Directive:
Without the pictures, can you quote each line below exactly?

Dataset section:
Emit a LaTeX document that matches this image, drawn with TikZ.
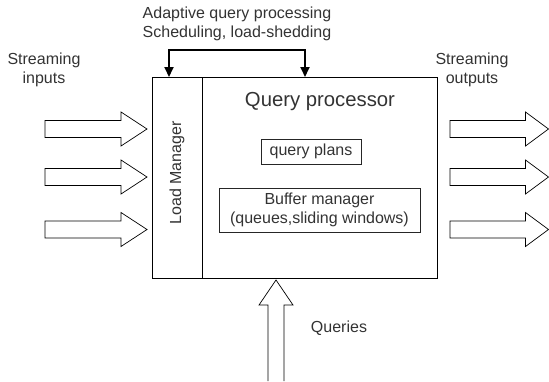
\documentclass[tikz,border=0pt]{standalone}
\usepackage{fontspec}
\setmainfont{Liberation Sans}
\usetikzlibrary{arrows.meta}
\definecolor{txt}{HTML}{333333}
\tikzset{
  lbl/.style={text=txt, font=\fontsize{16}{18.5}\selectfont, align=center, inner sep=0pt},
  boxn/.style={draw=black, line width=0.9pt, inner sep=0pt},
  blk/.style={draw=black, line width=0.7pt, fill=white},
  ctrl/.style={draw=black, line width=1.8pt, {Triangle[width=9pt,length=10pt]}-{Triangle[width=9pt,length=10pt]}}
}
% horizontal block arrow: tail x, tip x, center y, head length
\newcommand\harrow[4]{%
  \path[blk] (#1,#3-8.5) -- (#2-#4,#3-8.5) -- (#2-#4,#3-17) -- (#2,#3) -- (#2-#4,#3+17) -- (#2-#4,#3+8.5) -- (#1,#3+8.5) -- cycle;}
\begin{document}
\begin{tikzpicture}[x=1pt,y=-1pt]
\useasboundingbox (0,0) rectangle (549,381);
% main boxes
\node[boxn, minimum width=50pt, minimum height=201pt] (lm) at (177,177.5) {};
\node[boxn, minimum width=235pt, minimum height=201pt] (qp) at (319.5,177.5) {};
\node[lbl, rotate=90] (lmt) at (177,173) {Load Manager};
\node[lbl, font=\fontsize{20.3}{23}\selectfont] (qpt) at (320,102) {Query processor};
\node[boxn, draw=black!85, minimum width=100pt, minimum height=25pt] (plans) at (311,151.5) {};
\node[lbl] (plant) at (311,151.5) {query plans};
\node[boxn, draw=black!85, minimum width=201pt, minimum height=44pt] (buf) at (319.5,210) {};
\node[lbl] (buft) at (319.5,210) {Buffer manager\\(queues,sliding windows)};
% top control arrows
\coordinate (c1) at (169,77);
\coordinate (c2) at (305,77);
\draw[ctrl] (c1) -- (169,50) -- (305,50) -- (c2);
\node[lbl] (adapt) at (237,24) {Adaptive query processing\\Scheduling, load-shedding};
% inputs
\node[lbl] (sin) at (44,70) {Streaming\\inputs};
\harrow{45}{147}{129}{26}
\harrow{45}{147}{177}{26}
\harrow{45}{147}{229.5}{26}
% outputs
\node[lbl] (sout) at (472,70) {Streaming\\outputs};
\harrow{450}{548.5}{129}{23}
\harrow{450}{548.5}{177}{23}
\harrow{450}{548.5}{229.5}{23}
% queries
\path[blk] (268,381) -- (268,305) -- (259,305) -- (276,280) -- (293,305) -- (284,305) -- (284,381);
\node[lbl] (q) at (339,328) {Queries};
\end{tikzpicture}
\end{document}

Full response:
Emit a LaTeX document that matches this image, drawn with TikZ.
\documentclass[tikz,border=0pt]{standalone}
\usepackage{fontspec}
\setmainfont{Liberation Sans}
\usetikzlibrary{arrows.meta}
\definecolor{txt}{HTML}{333333}
\tikzset{
  lbl/.style={text=txt, font=\fontsize{16}{18.5}\selectfont, align=center, inner sep=0pt},
  boxn/.style={draw=black, line width=0.9pt, inner sep=0pt},
  blk/.style={draw=black, line width=0.7pt, fill=white},
  ctrl/.style={draw=black, line width=1.8pt, {Triangle[width=9pt,length=10pt]}-{Triangle[width=9pt,length=10pt]}}
}
% horizontal block arrow: tail x, tip x, center y, head length
\newcommand\harrow[4]{%
  \path[blk] (#1,#3-8.5) -- (#2-#4,#3-8.5) -- (#2-#4,#3-17) -- (#2,#3) -- (#2-#4,#3+17) -- (#2-#4,#3+8.5) -- (#1,#3+8.5) -- cycle;}
\begin{document}
\begin{tikzpicture}[x=1pt,y=-1pt]
\useasboundingbox (0,0) rectangle (549,381);
% main boxes
\node[boxn, minimum width=50pt, minimum height=201pt] (lm) at (177,177.5) {};
\node[boxn, minimum width=235pt, minimum height=201pt] (qp) at (319.5,177.5) {};
\node[lbl, rotate=90] (lmt) at (177,173) {Load Manager};
\node[lbl, font=\fontsize{20.3}{23}\selectfont] (qpt) at (320,102) {Query processor};
\node[boxn, draw=black!85, minimum width=100pt, minimum height=25pt] (plans) at (311,151.5) {};
\node[lbl] (plant) at (311,151.5) {query plans};
\node[boxn, draw=black!85, minimum width=201pt, minimum height=44pt] (buf) at (319.5,210) {};
\node[lbl] (buft) at (319.5,210) {Buffer manager\\(queues,sliding windows)};
% top control arrows
\coordinate (c1) at (169,77);
\coordinate (c2) at (305,77);
\draw[ctrl] (c1) -- (169,50) -- (305,50) -- (c2);
\node[lbl] (adapt) at (237,24) {Adaptive query processing\\Scheduling, load-shedding};
% inputs
\node[lbl] (sin) at (44,70) {Streaming\\inputs};
\harrow{45}{147}{129}{26}
\harrow{45}{147}{177}{26}
\harrow{45}{147}{229.5}{26}
% outputs
\node[lbl] (sout) at (472,70) {Streaming\\outputs};
\harrow{450}{548.5}{129}{23}
\harrow{450}{548.5}{177}{23}
\harrow{450}{548.5}{229.5}{23}
% queries
\path[blk] (268,381) -- (268,305) -- (259,305) -- (276,280) -- (293,305) -- (284,305) -- (284,381);
\node[lbl] (q) at (339,328) {Queries};
\end{tikzpicture}
\end{document}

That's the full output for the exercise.